Work to be completed:
Starting at the first line of the data, print each line verbatim up to and including the line bearing "0, 0, 0, 0, 0, 0, 0, 0]", omitting pictures.

——————

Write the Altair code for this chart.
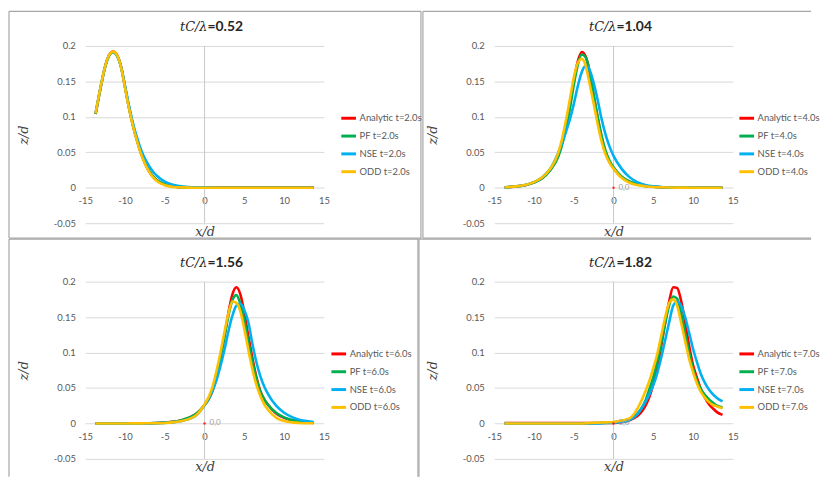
import altair as alt
import pandas as pd

# ---------------- data ----------------
series_names = ["Analytic", "PF", "NSE", "ODD"]
series_colors = ["#FF0000", "#00B050", "#00B0F0", "#FFC000"]
title_symbol = "tC/λ"
panel_ratio = ["=0.52", "=1.04", "=1.56", "=1.82"]
panel_time = ["2.0", "4.0", "6.0", "7.0"]
x_ticks = [-15, -10, -5, 0, 5, 10, 15]
y_ticks = [-0.05, 0, 0.05, 0.1, 0.15, 0.2]
origin_text = "0,0"
origin_shown = [False, True, True, True]

# panel 1 (t = 2.0 s)
x_p1 = [-13.7, -13.5, -13, -12.5, -12, -11.5, -11, -10.5, -10, -9.5, -9, -8.5, -8, -7.5, -7,
        -6.5, -6, -5, -4, -3, -2, -1, 0, 2, 4, 6, 8, 10, 12, 13.7]
an_p1 = [0.104, 0.116, 0.145, 0.171, 0.187, 0.192, 0.187, 0.171, 0.142, 0.113, 0.088, 0.067, 0.049, 0.035, 0.024,
         0.016, 0.0105, 0.0045, 0.0018, 0.0008, 0.0004, 0.0002, 0.0001, 0.0005, 0.0005, 0.0005, 0.0005, 0.0005, 0.0005, 0.0005]
pf_p1 = [0.104, 0.116, 0.145, 0.170, 0.186, 0.191, 0.186, 0.170, 0.142, 0.113, 0.088, 0.067, 0.049, 0.035, 0.024,
         0.016, 0.0105, 0.0045, 0.0018, 0.0008, 0.0004, 0.0002, 0.0001, 0, 0, 0, 0, 0, 0, 0]
nse_p1 = [0.105, 0.117, 0.146, 0.171, 0.187, 0.191, 0.186, 0.171, 0.144, 0.116, 0.091, 0.071, 0.054, 0.041, 0.031,
          0.023, 0.017, 0.0085, 0.0042, 0.002, 0.001, 0.0005, 0.0002, 0.0001, 0, 0, 0, 0, 0, 0]
odd_p1 = [0.105, 0.117, 0.146, 0.171, 0.187, 0.192, 0.187, 0.170, 0.141, 0.112, 0.087, 0.066, 0.048, 0.034, 0.023,
          0.015, 0.0095, 0.0035, 0.0012, 0.0005, 0.0002, 0.0001, 0, 0, 0, 0, 0, 0, 0, 0]

# panel 2 (t = 4.0 s)
x_p2 = [-13.7, -12, -11, -10, -9, -8, -7, -6.5, -6, -5.5, -5, -4.5, -4, -3.5, -3, -2.5, -2, -1.5, -1, -0.5,
        0, 1, 2, 3, 4, 5, 6, 8, 10, 12, 13.7]
an_p2 = [0.0007, 0.0021, 0.004, 0.0075, 0.0135, 0.0248, 0.044, 0.062, 0.087, 0.116, 0.150, 0.178, 0.1915, 0.185,
         0.163, 0.130, 0.099, 0.071, 0.050, 0.036, 0.0276, 0.015, 0.0084, 0.0046, 0.0024, 0.0013, 0.0007, 0.0002,
         0.0001, 0, 0]
pf_p2 = [0.0007, 0.002, 0.0039, 0.0073, 0.013, 0.024, 0.0425, 0.059, 0.083, 0.111, 0.145, 0.173, 0.188, 0.184,
         0.164, 0.131, 0.100, 0.073, 0.052, 0.038, 0.029, 0.016, 0.009, 0.005, 0.0026, 0.0014, 0.0008, 0.0002,
         0.0001, 0, 0]
nse_p2 = [0.0008, 0.0023, 0.0044, 0.008, 0.0143, 0.026, 0.048, 0.062, 0.078, 0.096, 0.118, 0.143, 0.163, 0.172,
          0.166, 0.148, 0.124, 0.097, 0.075, 0.058, 0.045, 0.027, 0.015, 0.008, 0.004, 0.002, 0.001, 0.0003,
          0.0001, 0, 0]
odd_p2 = [0.0008, 0.0023, 0.0044, 0.008, 0.0143, 0.026, 0.0475, 0.0675, 0.094, 0.124, 0.155, 0.176, 0.182, 0.172,
          0.146, 0.119, 0.090, 0.065, 0.047, 0.035, 0.027, 0.014, 0.0071, 0.0038, 0.002, 0.001, 0.0006, 0.0002,
          0.0001, 0, 0]

# panel 3 (t = 6.0 s)
x_p3 = [-13.7, -12, -10, -8, -6, -5, -4, -3, -2, -1, 0, 0.5, 1, 1.5, 2, 2.5, 3, 3.5, 4, 4.5, 5, 5.5, 6, 6.5,
        7, 7.5, 8, 9, 10, 11, 12, 13, 13.7]
an_p3 = [0, 0, 0.0001, 0.0002, 0.0006, 0.0012, 0.0022, 0.0042, 0.0078, 0.014, 0.026, 0.034, 0.046, 0.066, 0.093,
         0.123, 0.156, 0.182, 0.192, 0.182, 0.156, 0.123, 0.093, 0.066, 0.046, 0.034, 0.026, 0.014, 0.0078,
         0.0042, 0.0022, 0.0012, 0.0008]
pf_p3 = [0, 0, 0.0001, 0.0002, 0.0006, 0.0012, 0.0023, 0.0043, 0.008, 0.014, 0.026, 0.034, 0.047, 0.067, 0.094,
         0.123, 0.152, 0.174, 0.181, 0.169, 0.145, 0.115, 0.088, 0.064, 0.045, 0.034, 0.026, 0.015, 0.0085,
         0.0047, 0.0026, 0.0015, 0.001]
nse_p3 = [0, 0, 0, 0.0001, 0.0004, 0.0008, 0.0015, 0.003, 0.006, 0.012, 0.026, 0.035, 0.046, 0.061, 0.081,
          0.104, 0.130, 0.152, 0.166, 0.169, 0.160, 0.143, 0.113, 0.087, 0.067, 0.052, 0.041, 0.025, 0.015,
          0.009, 0.005, 0.003, 0.002]
odd_p3 = [0, 0, 0, 0.0001, 0.0003, 0.0007, 0.0015, 0.003, 0.006, 0.012, 0.027, 0.037, 0.052, 0.074, 0.100,
          0.129, 0.155, 0.172, 0.170, 0.158, 0.133, 0.104, 0.077, 0.055, 0.039, 0.027, 0.019, 0.008, 0.0035,
          0.0015, 0.0007, 0.0003, 0.0002]

# panel 4 (t = 7.0 s)
x_p4 = [-13.7, -12, -10, -8, -6, -4, -3, -2, -1, 0, 1, 2, 3, 3.5, 4, 4.5, 5, 5.5, 6, 6.5, 7, 7.5, 8, 8.5, 9,
        9.5, 10, 10.5, 11, 11.5, 12, 12.5, 13, 13.7]
an_p4 = [0.0005, 0.0005, 0.0005, 0.0005, 0.0005, 0.0005, 0.0005, 0.0005, 0.0005, 0.0007, 0.0018, 0.0043, 0.0104,
         0.0161, 0.0247, 0.0371, 0.0553, 0.0796, 0.1096, 0.1428, 0.1726, 0.192, 0.191, 0.1726, 0.1428, 0.1096,
         0.082, 0.064, 0.048, 0.036, 0.027, 0.021, 0.016, 0.012]
pf_p4 = [0, 0, 0, 0, 0, 0, 0.0003, 0.0006, 0.001, 0.0015, 0.003, 0.006, 0.014, 0.021, 0.032, 0.048, 0.065, 0.087,
         0.113, 0.142, 0.167, 0.179, 0.176, 0.155, 0.127, 0.100, 0.077, 0.060, 0.048, 0.040, 0.034, 0.029, 0.025,
         0.0225]
nse_p4 = [0, 0, 0, 0, 0, 0, 0, 0, 0.0005, 0.001, 0.002, 0.005, 0.013, 0.021, 0.030, 0.041, 0.054, 0.071, 0.093,
          0.118, 0.143, 0.166, 0.172, 0.166, 0.150, 0.128, 0.105, 0.086, 0.069, 0.057, 0.048, 0.041, 0.036, 0.031]
odd_p4 = [0, 0, 0, 0, 0, 0, 0.0005, 0.001, 0.0015, 0.002, 0.004, 0.007, 0.021, 0.032, 0.045, 0.060, 0.078, 0.098,
          0.124, 0.150, 0.170, 0.175, 0.166, 0.142, 0.116, 0.091, 0.072, 0.056, 0.044, 0.036, 0.030, 0.026, 0.024,
          0.0215]

panel_x = [x_p1, x_p2, x_p3, x_p4]
panel_y = [
    [an_p1, pf_p1, nse_p1, odd_p1],
    [an_p2, pf_p2, nse_p2, odd_p2],
    [an_p3, pf_p3, nse_p3, odd_p3],
    [an_p4, pf_p4, nse_p4, odd_p4],
]

# ---------------- layout (pixels, relative to each plot area) ----------------
W, H = 241, 179
legend_dx = [16, 5, 6, 5]
# panel frame edges: (x1, y1, x2, y2) segments
frame_segments = [
    [(-77, -35, 339, -35), (-77, -35, -77, 194), (339, -35, 339, 194), (-77, 194, 339, 194)],
    [(-72, -35, 320, -35), (-72, -35, -72, 194), (-72, 194, 320, 194)],
    [(-77, -43, 336, -43), (-77, -43, -77, 197), (336, -43, 336, 197)],
    [(-76, -43, 320, -43), (-76, -43, -76, 197)],
]
SANS = "Lato"
SERIF = "DejaVu Serif"
GRID = "#d9d9d9"
TEXT = "#595959"
FRAME = "#a6a6a6"
HYPHEN_LABEL = "replace(format(datum.value, '.2~f'), '\u2212', '-')"


def make_panel(i):
    t = panel_time[i]
    labels = [f"{s} t={t}s" for s in series_names]
    rows = []
    for lab, vals in zip(labels, panel_y[i]):
        for xv, yv in zip(panel_x[i], vals):
            rows.append({"x": xv, "y": yv, "series": lab})
    df = pd.DataFrame(rows)

    xscale = alt.Scale(domain=[-15, 15], nice=False, zero=False)
    yscale = alt.Scale(domain=[-0.05, 0.2], nice=False, zero=False)
    lift = H * 0.05 / 0.25  # distance of y=0 above the plot bottom

    xaxis = alt.Axis(values=x_ticks, grid=False, domain=False, ticks=False, offset=-lift,
                     labelPadding=8, labelFlush=False, labelOverlap=False, labelExpr=HYPHEN_LABEL,
                     title="x/d", titleFont=SERIF, titleFontStyle="italic", titleFontWeight="normal",
                     titleFontSize=13, titleColor="#404040", titleY=lift + 8, titleBaseline="middle")
    yaxis = alt.Axis(values=y_ticks, grid=True, domain=False, ticks=False, labelPadding=10,
                     labelExpr=HYPHEN_LABEL,
                     title="z/d", titleFont=SERIF, titleFontStyle="italic", titleFontWeight="normal",
                     titleFontSize=13, titleColor="#404040", titleX=-62, titleY=H / 2,
                     titleAngle=270, titleAlign="center", titleBaseline="middle")

    X = alt.X("x:Q", scale=xscale, axis=xaxis)
    Y = alt.Y("y:Q", scale=yscale, axis=yaxis)
    color = alt.Color(
        "series:N",
        scale=alt.Scale(domain=labels, range=series_colors),
        legend=alt.Legend(title=None, orient="none", legendX=W + legend_dx[i], legendY=64,
                          symbolType="stroke", symbolSize=220, symbolStrokeWidth=3,
                          labelFont=SANS, labelFontSize=9.5, labelColor=TEXT, rowPadding=3,
                          labelOffset=2),
    )

    layers = []
    fdf = pd.DataFrame({"f": [1]})
    for (a, b, c, d) in frame_segments[i]:
        layers.append(alt.Chart(fdf).mark_rule(color=FRAME, strokeWidth=1.2)
                      .encode(x=alt.value(a), y=alt.value(b), x2=alt.value(c), y2=alt.value(d)))

    zero_rule = alt.Chart(pd.DataFrame({"x": [0]})).mark_rule(color="#c8c8c8", strokeWidth=1).encode(
        x=alt.X("x:Q", scale=xscale, axis=xaxis))
    layers.append(zero_rule)

    for lab in labels:
        layers.append(
            alt.Chart(df).transform_filter(alt.datum.series == lab)
            .mark_line(interpolate="monotone", strokeWidth=2.6)
            .encode(x=X, y=Y, color=color)
        )

    if origin_shown[i]:
        odf = pd.DataFrame({"x": [0], "y": [0], "t": [origin_text]})
        layers.append(alt.Chart(odf).mark_point(shape="circle", filled=True, size=6, color="#FF0000", opacity=0.8)
                      .encode(x=X, y=Y))
        layers.append(alt.Chart(odf).mark_text(align="left", baseline="middle", dx=5, fontSize=8,
                                               font=SANS, color="#a0a0a0")
                      .encode(x=X, y=Y, text="t:N"))

    tdf = pd.DataFrame({"a": [title_symbol], "b": [panel_ratio[i]]})
    layers.append(alt.Chart(tdf).mark_text(align="right", baseline="middle", font=SERIF, fontStyle="italic",
                                           fontSize=13, color="#262626")
                  .encode(x=alt.value(W / 2 + 3), y=alt.value(-19), text="a:N"))
    layers.append(alt.Chart(tdf).mark_text(align="left", baseline="middle", font=SANS, fontWeight="bold",
                                           fontSize=14, color="#262626")
                  .encode(x=alt.value(W / 2 + 3), y=alt.value(-19), text="b:N"))

    return alt.layer(*layers).properties(width=W, height=H)


panels = [make_panel(i) for i in range(4)]

chart = (
    alt.concat(*panels, columns=2, spacing={"row": 59, "column": 172}, bounds="flush")
    .resolve_scale(color="independent")
    .resolve_legend(color="independent")
    .properties(padding={"left": 0, "top": 0, "right": 0, "bottom": 0})
    .configure_view(stroke=None)
    .configure_axis(labelFont=SANS, labelFontSize=9.5, labelColor=TEXT, gridColor=GRID, gridWidth=1)
)

chart.save("out.html", embed_options={"renderer": "svg", "actions": False})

——————

Reply to the exercise:
Write the Altair code for this chart.
import altair as alt
import pandas as pd

# ---------------- data ----------------
series_names = ["Analytic", "PF", "NSE", "ODD"]
series_colors = ["#FF0000", "#00B050", "#00B0F0", "#FFC000"]
title_symbol = "tC/λ"
panel_ratio = ["=0.52", "=1.04", "=1.56", "=1.82"]
panel_time = ["2.0", "4.0", "6.0", "7.0"]
x_ticks = [-15, -10, -5, 0, 5, 10, 15]
y_ticks = [-0.05, 0, 0.05, 0.1, 0.15, 0.2]
origin_text = "0,0"
origin_shown = [False, True, True, True]

# panel 1 (t = 2.0 s)
x_p1 = [-13.7, -13.5, -13, -12.5, -12, -11.5, -11, -10.5, -10, -9.5, -9, -8.5, -8, -7.5, -7,
        -6.5, -6, -5, -4, -3, -2, -1, 0, 2, 4, 6, 8, 10, 12, 13.7]
an_p1 = [0.104, 0.116, 0.145, 0.171, 0.187, 0.192, 0.187, 0.171, 0.142, 0.113, 0.088, 0.067, 0.049, 0.035, 0.024,
         0.016, 0.0105, 0.0045, 0.0018, 0.0008, 0.0004, 0.0002, 0.0001, 0.0005, 0.0005, 0.0005, 0.0005, 0.0005, 0.0005, 0.0005]
pf_p1 = [0.104, 0.116, 0.145, 0.170, 0.186, 0.191, 0.186, 0.170, 0.142, 0.113, 0.088, 0.067, 0.049, 0.035, 0.024,
         0.016, 0.0105, 0.0045, 0.0018, 0.0008, 0.0004, 0.0002, 0.0001, 0, 0, 0, 0, 0, 0, 0]
nse_p1 = [0.105, 0.117, 0.146, 0.171, 0.187, 0.191, 0.186, 0.171, 0.144, 0.116, 0.091, 0.071, 0.054, 0.041, 0.031,
          0.023, 0.017, 0.0085, 0.0042, 0.002, 0.001, 0.0005, 0.0002, 0.0001, 0, 0, 0, 0, 0, 0]
odd_p1 = [0.105, 0.117, 0.146, 0.171, 0.187, 0.192, 0.187, 0.170, 0.141, 0.112, 0.087, 0.066, 0.048, 0.034, 0.023,
          0.015, 0.0095, 0.0035, 0.0012, 0.0005, 0.0002, 0.0001, 0, 0, 0, 0, 0, 0, 0, 0]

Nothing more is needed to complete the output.